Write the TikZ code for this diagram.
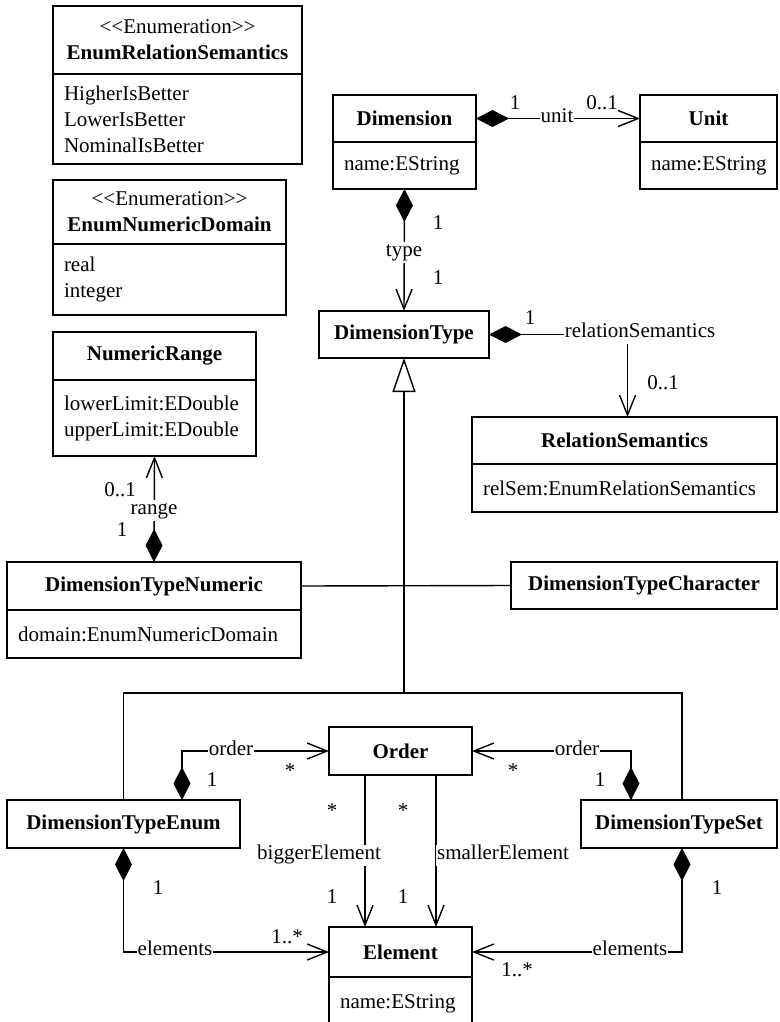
\documentclass[tikz,border=0pt]{standalone}
\usepackage{fontspec}
\setmainfont{Liberation Serif}
\usetikzlibrary{arrows.meta}
\begin{document}
\begin{tikzpicture}[x=1pt,y=-1pt,
  font=\fontsize{21}{26}\selectfont,
  base/.style={draw, line width=1.4pt, inner sep=0pt, outer sep=0pt, anchor=north west},
  hd/.style={base, align=center},
  attrbox/.style={base, align=left, inner xsep=11pt},
  ln/.style={line width=1.4pt},
  comp/.style={ln, {Diamond[length=33pt,width=17pt]}-{Straight Barb[length=20pt,width=16pt]}},
  assoc/.style={ln, -{Straight Barb[length=20pt,width=16pt]}},
  gen/.style={ln, -{Triangle[open,length=34pt,width=23pt]}},
  role/.style={fill=white, inner sep=1pt, text height=14pt, text depth=5pt},
  mult/.style={inner sep=0pt, text height=14pt, text depth=5pt}]
\useasboundingbox (0,0) rectangle (779,1022);

% enumeration / classes
\node[hd, minimum width=249pt, minimum height=68pt] (ers) at (53,6) {{<}{<}Enumeration{>}{>}\\\textbf{EnumRelationSemantics}};
\node[attrbox, text width=227pt, minimum height=90pt] (ersA) at (ers.south west) {HigherIsBetter\\LowerIsBetter\\NominalIsBetter};

\node[hd, minimum width=233pt, minimum height=64pt] (end) at (53,180) {{<}{<}Enumeration{>}{>}\\\textbf{EnumNumericDomain}};
\node[attrbox, text width=211pt, minimum height=71pt] (endA) at (end.south west) {real\\integer};

\node[hd, minimum width=203pt, minimum height=48pt] (nr) at (53,332) {\textbf{NumericRange}};
\node[attrbox, text width=181pt, minimum height=76pt] (nrA) at (nr.south west) {lowerLimit:EDouble\\upperLimit:EDouble};

\node[hd, minimum width=143pt, minimum height=47pt] (dim) at (333,95) {\textbf{Dimension}};
\node[attrbox, text width=121pt, minimum height=47pt] (dimA) at (dim.south west) {name:EString};

\node[hd, minimum width=137pt, minimum height=47pt] (unit) at (640,95) {\textbf{Unit}};
\node[attrbox, text width=115pt, minimum height=47pt] (unitA) at (unit.south west) {name:EString};

\node[hd, minimum width=170pt, minimum height=47pt] (dt) at (319,311) {\textbf{DimensionType}};

\node[hd, minimum width=305pt, minimum height=47pt] (rs) at (472,417) {\textbf{RelationSemantics}};
\node[attrbox, text width=283pt, minimum height=48pt] (rsA) at (rs.south west) {relSem:EnumRelationSemantics};

\node[hd, minimum width=294pt, minimum height=48pt] (dtn) at (7,562) {\textbf{DimensionTypeNumeric}};
\node[attrbox, text width=272pt, minimum height=48pt] (dtnA) at (dtn.south west) {domain:EnumNumericDomain};

\node[hd, minimum width=266pt, minimum height=47pt] (dtc) at (511,562) {\textbf{DimensionTypeCharacter}};

\node[hd, minimum width=233pt, minimum height=48pt] (dte) at (7,800) {\textbf{DimensionTypeEnum}};
\node[hd, minimum width=143pt, minimum height=48pt] (order) at (329,727) {\textbf{Order}};
\node[hd, minimum width=196pt, minimum height=48pt] (dts) at (581,800) {\textbf{DimensionTypeSet}};

\node[hd, minimum width=143pt, minimum height=50pt] (el) at (329,927) {\textbf{Element}};
\node[attrbox, text width=121pt, minimum height=54pt] (elA) at (el.south west) {name:EString};

% connectors
\draw[comp] (dim.east) -- (unit.west);
\draw[comp] (dimA.south) -- (dt.north);
\draw[comp] (dt.east) -| ([xshift=3pt]rs.north);
\draw[comp] (dtn.north) -- (nrA.south);

\coordinate (gj) at (dt.south |- 0,693);
\draw[gen] (gj) -- (dt.south);
\draw[ln] (dte.north) |- (gj) -| ([xshift=3pt]dts.north);
\draw[ln] (dtn.east) -- (dtc.west);

\draw[comp] ([xshift=58.5pt]dte.north) |- (order.west);
\draw[comp] ([xshift=-48pt]dts.north) |- (order.east);
\draw[assoc] ([xshift=-35.5pt]order.south) -- ([xshift=-35.5pt]el.north);
\draw[assoc] ([xshift=35.5pt]order.south) -- ([xshift=35.5pt]el.north);
\draw[comp] (dte.south) |- (el.west);
\draw[comp] ([xshift=3pt]dts.south) |- (el.east);

% role labels
\node[role] (rUnit) at (557,118) {unit};
\node[role] (rType) at (404,252) {type};
\node[role] (rRel) at (640,333) {relationSemantics};
\node[role] (rRange) at (154,510) {range};
\node[role] (rOrdL) at (231,751) {order};
\node[role] (rOrdR) at (577,751) {order};
\node[role] (rBig) at (319,855) {biggerElement};
\node[role] (rSmall) at (503,855) {smallerElement};
\node[role] (rElL) at (175,951) {elements};
\node[role] (rElR) at (630,951) {elements};

% multiplicities
\node[mult] (m1) at (515,105) {1};
\node[mult] (m2) at (602,105) {0..1};
\node[mult] (m3) at (438,225) {1};
\node[mult] (m4) at (438,280) {1};
\node[mult] (m5) at (530,320) {1};
\node[mult] (m6) at (663,385) {0..1};
\node[mult] (m7) at (120,492) {0..1};
\node[mult] (m8) at (122,532) {1};
\node[mult] (m9) at (290,773) {*};
\node[mult] (m10) at (212,782) {1};
\node[mult] (m11) at (513,773) {*};
\node[mult] (m12) at (600,782) {1};
\node[mult] (m13) at (332,813) {*};
\node[mult] (m14) at (403,813) {*};
\node[mult] (m15) at (332,899) {1};
\node[mult] (m16) at (403,899) {1};
\node[mult] (m17) at (158,890) {1};
\node[mult] (m18) at (287,939) {1..*};
\node[mult] (m19) at (717,890) {1};
\node[mult] (m20) at (517,972) {1..*};
\end{tikzpicture}
\end{document}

#### TASK TO CARRY OUT:
Copy every line of the data word for word, omitting the images.

#### SOLUTION FOR THIS PROBLEM:
Write the TikZ code for this diagram.
\documentclass[tikz,border=0pt]{standalone}
\usepackage{fontspec}
\setmainfont{Liberation Serif}
\usetikzlibrary{arrows.meta}
\begin{document}
\begin{tikzpicture}[x=1pt,y=-1pt,
  font=\fontsize{21}{26}\selectfont,
  base/.style={draw, line width=1.4pt, inner sep=0pt, outer sep=0pt, anchor=north west},
  hd/.style={base, align=center},
  attrbox/.style={base, align=left, inner xsep=11pt},
  ln/.style={line width=1.4pt},
  comp/.style={ln, {Diamond[length=33pt,width=17pt]}-{Straight Barb[length=20pt,width=16pt]}},
  assoc/.style={ln, -{Straight Barb[length=20pt,width=16pt]}},
  gen/.style={ln, -{Triangle[open,length=34pt,width=23pt]}},
  role/.style={fill=white, inner sep=1pt, text height=14pt, text depth=5pt},
  mult/.style={inner sep=0pt, text height=14pt, text depth=5pt}]
\useasboundingbox (0,0) rectangle (779,1022);

% enumeration / classes
\node[hd, minimum width=249pt, minimum height=68pt] (ers) at (53,6) {{<}{<}Enumeration{>}{>}\\\textbf{EnumRelationSemantics}};
\node[attrbox, text width=227pt, minimum height=90pt] (ersA) at (ers.south west) {HigherIsBetter\\LowerIsBetter\\NominalIsBetter};

\node[hd, minimum width=233pt, minimum height=64pt] (end) at (53,180) {{<}{<}Enumeration{>}{>}\\\textbf{EnumNumericDomain}};
\node[attrbox, text width=211pt, minimum height=71pt] (endA) at (end.south west) {real\\integer};

\node[hd, minimum width=203pt, minimum height=48pt] (nr) at (53,332) {\textbf{NumericRange}};
\node[attrbox, text width=181pt, minimum height=76pt] (nrA) at (nr.south west) {lowerLimit:EDouble\\upperLimit:EDouble};

\node[hd, minimum width=143pt, minimum height=47pt] (dim) at (333,95) {\textbf{Dimension}};
\node[attrbox, text width=121pt, minimum height=47pt] (dimA) at (dim.south west) {name:EString};

\node[hd, minimum width=137pt, minimum height=47pt] (unit) at (640,95) {\textbf{Unit}};
\node[attrbox, text width=115pt, minimum height=47pt] (unitA) at (unit.south west) {name:EString};

\node[hd, minimum width=170pt, minimum height=47pt] (dt) at (319,311) {\textbf{DimensionType}};

\node[hd, minimum width=305pt, minimum height=47pt] (rs) at (472,417) {\textbf{RelationSemantics}};
\node[attrbox, text width=283pt, minimum height=48pt] (rsA) at (rs.south west) {relSem:EnumRelationSemantics};

\node[hd, minimum width=294pt, minimum height=48pt] (dtn) at (7,562) {\textbf{DimensionTypeNumeric}};
\node[attrbox, text width=272pt, minimum height=48pt] (dtnA) at (dtn.south west) {domain:EnumNumericDomain};

\node[hd, minimum width=266pt, minimum height=47pt] (dtc) at (511,562) {\textbf{DimensionTypeCharacter}};

\node[hd, minimum width=233pt, minimum height=48pt] (dte) at (7,800) {\textbf{DimensionTypeEnum}};
\node[hd, minimum width=143pt, minimum height=48pt] (order) at (329,727) {\textbf{Order}};
\node[hd, minimum width=196pt, minimum height=48pt] (dts) at (581,800) {\textbf{DimensionTypeSet}};

\node[hd, minimum width=143pt, minimum height=50pt] (el) at (329,927) {\textbf{Element}};
\node[attrbox, text width=121pt, minimum height=54pt] (elA) at (el.south west) {name:EString};

% connectors
\draw[comp] (dim.east) -- (unit.west);
\draw[comp] (dimA.south) -- (dt.north);
\draw[comp] (dt.east) -| ([xshift=3pt]rs.north);
\draw[comp] (dtn.north) -- (nrA.south);

\coordinate (gj) at (dt.south |- 0,693);
\draw[gen] (gj) -- (dt.south);
\draw[ln] (dte.north) |- (gj) -| ([xshift=3pt]dts.north);
\draw[ln] (dtn.east) -- (dtc.west);

\draw[comp] ([xshift=58.5pt]dte.north) |- (order.west);
\draw[comp] ([xshift=-48pt]dts.north) |- (order.east);
\draw[assoc] ([xshift=-35.5pt]order.south) -- ([xshift=-35.5pt]el.north);
\draw[assoc] ([xshift=35.5pt]order.south) -- ([xshift=35.5pt]el.north);
\draw[comp] (dte.south) |- (el.west);
\draw[comp] ([xshift=3pt]dts.south) |- (el.east);

% role labels
\node[role] (rUnit) at (557,118) {unit};
\node[role] (rType) at (404,252) {type};
\node[role] (rRel) at (640,333) {relationSemantics};
\node[role] (rRange) at (154,510) {range};
\node[role] (rOrdL) at (231,751) {order};
\node[role] (rOrdR) at (577,751) {order};
\node[role] (rBig) at (319,855) {biggerElement};
\node[role] (rSmall) at (503,855) {smallerElement};
\node[role] (rElL) at (175,951) {elements};
\node[role] (rElR) at (630,951) {elements};

% multiplicities
\node[mult] (m1) at (515,105) {1};
\node[mult] (m2) at (602,105) {0..1};
\node[mult] (m3) at (438,225) {1};
\node[mult] (m4) at (438,280) {1};
\node[mult] (m5) at (530,320) {1};
\node[mult] (m6) at (663,385) {0..1};
\node[mult] (m7) at (120,492) {0..1};
\node[mult] (m8) at (122,532) {1};
\node[mult] (m9) at (290,773) {*};
\node[mult] (m10) at (212,782) {1};
\node[mult] (m11) at (513,773) {*};
\node[mult] (m12) at (600,782) {1};
\node[mult] (m13) at (332,813) {*};
\node[mult] (m14) at (403,813) {*};
\node[mult] (m15) at (332,899) {1};
\node[mult] (m16) at (403,899) {1};
\node[mult] (m17) at (158,890) {1};
\node[mult] (m18) at (287,939) {1..*};
\node[mult] (m19) at (717,890) {1};
\node[mult] (m20) at (517,972) {1..*};
\end{tikzpicture}
\end{document}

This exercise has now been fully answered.